Mombasa County Deputy Governor Francis Thoya criticized the national government for its perceived indifference to the negative impacts of muguka and miraa on coastal communities. Thoya highlighted that President Ruto has met with leaders from Meru and Embu counties, the primary producers of miraa and muguka, while neglecting the coastal counties’ appeals.

“We have realized that the national government has decided to ignore us,” Thoya asserted. “The president has already met with people from Meru and Embu. And yesterday, he met with leaders from Meru where muguka comes from,” he lamented.

The controversy escalated when President Ruto reversed a ban on muguka in Mombasa and Kilifi counties, initially imposed due to concerns over the stimulant’s impact on mental health and its link to increased crime rates. Despite these concerns, President Ruto defended the legality of muguka, stating, “With muguka having been recognized by national legislation, any other laws or orders that contradict national legislation are null and void.”

Coastal leaders, including key figures in President Ruto’s cabinet, have vowed to continue their fight against the sale of muguka in the region. Although President Ruto has yet to meet with coastal leaders in person, he held a conference call with Governors Abdulswamad Nassir (Mombasa), Gideon Mung’aro (Kilifi), and Andrew Mwadime (Taita Taveta) following the ban’s announcement last month.

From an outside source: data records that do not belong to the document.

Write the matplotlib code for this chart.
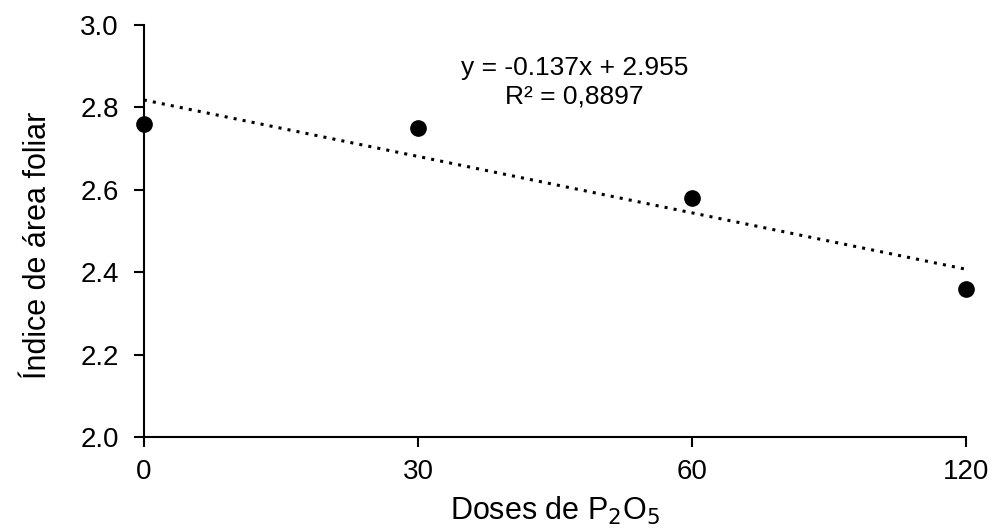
import matplotlib
matplotlib.use("Agg")
import matplotlib.pyplot as plt
import numpy as np

plt.rcParams['font.family'] = ['Liberation Sans', 'DejaVu Sans']

doses = ["0", "30", "60", "120"]
iaf = [2.76, 2.75, 2.58, 2.36]
slope = -0.137
intercept = 2.955
eq_line1 = "y = -0.137x + 2.955"
eq_line2 = "R² = 0,8897"

fig = plt.figure(figsize=(9.92, 5.31), dpi=100)
ax = fig.add_axes([0.145, 0.177, 0.829, 0.776])

x = np.arange(1, len(doses) + 1)
ax.plot(x, iaf, 'o', color='black', markersize=11, zorder=3, clip_on=False)
ax.plot(x, slope * x + intercept, linestyle=(0, (1, 2)), color='black', linewidth=2.2)

ax.set_xlim(1, 4)
ax.set_ylim(2.0, 3.0)
ax.set_xticks(x)
ax.set_xticklabels(doses)
ax.set_yticks(np.arange(2.0, 3.01, 0.2))
ax.set_yticklabels(["2.0", "2.2", "2.4", "2.6", "2.8", "3.0"])
ax.tick_params(axis='both', labelsize=20, direction='out', length=7, width=1.5)
ax.tick_params(axis='y', pad=11)
ax.tick_params(axis='x', pad=9)
for s in ['top', 'right']:
    ax.spines[s].set_visible(False)
for s in ['left', 'bottom']:
    ax.spines[s].set_linewidth(1.5)

ax.set_ylabel("Índice de área foliar", fontsize=22)
ax.yaxis.set_label_coords(-0.110, 0.465)
ax.set_xlabel("Doses de P$_2$O$_5$", fontsize=22, labelpad=7)

ax.text(2.57, 2.896, eq_line1, ha='center', va='center', fontsize=19)
ax.text(2.57, 2.826, eq_line2, ha='center', va='center', fontsize=19)

fig.savefig("out.png", dpi=100)
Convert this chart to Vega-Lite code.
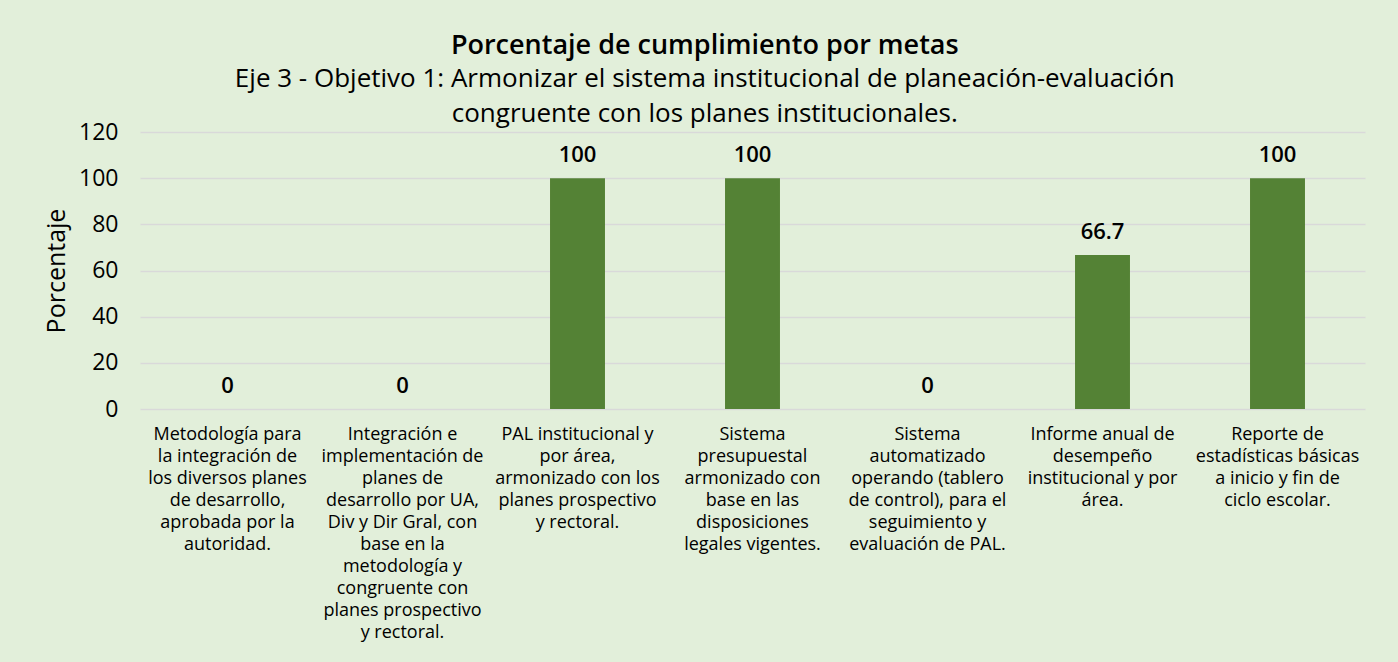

Muguka, a cheaper and more potent variant of khat, has gained significant popularity in Mombasa, Kilifi, Taita Taveta, and Kwale. Its addictive nature has sparked alarm among local leaders, leading to economic impacts such as the loss of over 400 jobs in Mombasa following Governor Nassir’s directive.

Local farmers, however, argue that muguka farming is crucial for their livelihoods, enabling them to educate their children and meet financial obligations. Muguka farmers can earn between Ksh300 and Ksh600 per kilogram, making it a lucrative yet contentious business.